The Congressional Research Service describes the Thurmond Rule as a “past Senate practice” or an “informal Senate understanding” that confirmation of lower court nominees drops off and ends “earlier in presidential election years than in other years.” Beyond that very general description, it’s hard to get a handle on just when this practice/understanding begins and what it actually is.

With a Democrat in the White House, for example, Leahy has said that the Thurmond rule applies “at the end of presidential election years,” “within a couple months of a presidential election,” or in “the last few months of [a president’s] term in office.”

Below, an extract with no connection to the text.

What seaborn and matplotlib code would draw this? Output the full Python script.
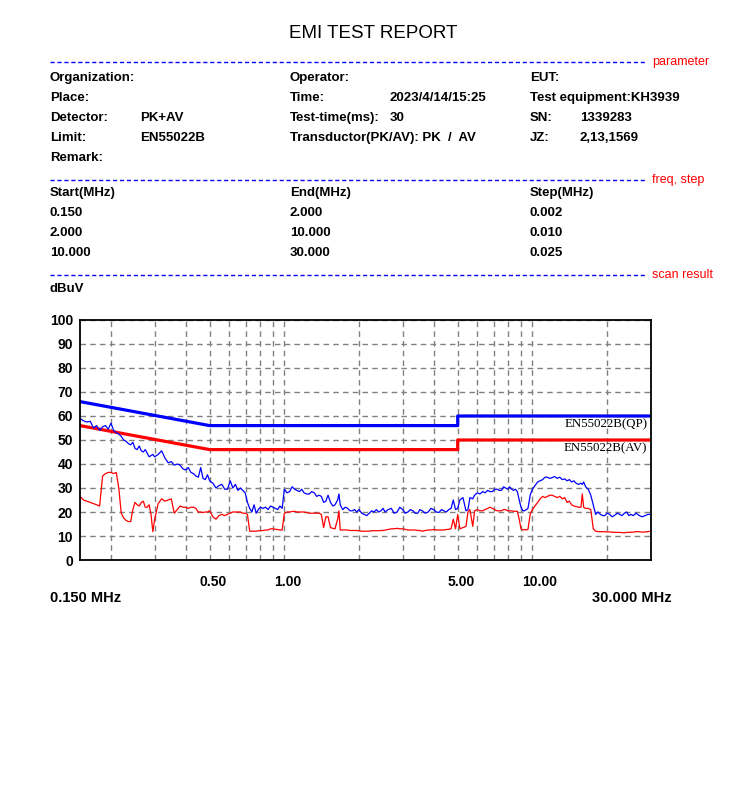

But with a Republican president, Leahy has said that June of a presidential election year is “way past time” for the Thurmond rule, that it “kicks in” around April or “after the spring.”

Similarly, under a Democrat president, Leahy says the Thurmond rule means that “we might slow things down,” while under a Republican president it means “no judges” or that “the president … except for extraordinary exceptions … does not get a nominee through.”

Whenever it applies and whatever it means, the Thurmond rule did not originate with Thurmond. The label first appeared in 1992, when Democrats anticipated that Bill Clinton would win the election and wanted a legitimate-sounding excuse for keeping judicial vacancies open. Sen. Howard Metzenbaum, D-Ohio, claimed that Thurmond “was the leader in shutting down entirely the question of judicial nominees in 1980.”

As the New York Times reported, that is exactly what Democrats did in 1992. Then-Judiciary Committee Chairman Joe Biden, D-Del., for example, refused to hold a hearing for more than 50 of President George H.W. Bush’s judicial nominees.

Four years later, Biden picked up the Thurmond rule mantra, claiming Thurmond had said “there will be no more judges, period … and shut down the whole process at the end of May.” Two presidential election years later, Leahy kept the story going by claiming that “Sen. Thurmond … instituted a policy to stall President Carter’s nominations.”

And so, the “Thurmond Rule” was born. The problem with this tale is that it just ain’t so.

The judicial confirmation process did not shut down in May, or at any other time, in 1980. In fact, the Senate confirmed more judges in 1980 than in all but one presidential election year in history. It confirmed a higher percentage of them after May, when Biden said the process stopped, than in all but one presidential election year since the turn of the 20th century.

Even more strikingly, President Jimmy Carter nominated Stephen Breyer to the U.S. Court of Appeals after Democrats lost both the White House and Senate in the 1980 election. At the Judiciary Committee’s business meeting on Nov. 25, 1980, it was Thurmond who moved that the nomination be approved, which the committee did without objection.

The Senate confirmed Breyer on Dec. 9, 26 days after his nomination, one of the swiftest confirmations ever. Far from engineering a confirmation shutdown (from the minority, no less), Thurmond helped make 1980 only the second election year in history in which the Senate confirmed a judicial nominee after the minority party captured both the Senate and the White House.

No, the notion that judicial confirmations shut down early in 1980, let alone that such a move was led by Sen. Thurmond, is pure fiction. This fantasy may be politically useful, but it’s a fantasy nonetheless.

The Thurmond rule isn’t a rule, and if we really follow Thurmond’s example, the Senate will press ahead and confirm judicial nominees until the very end of the 116th Congress.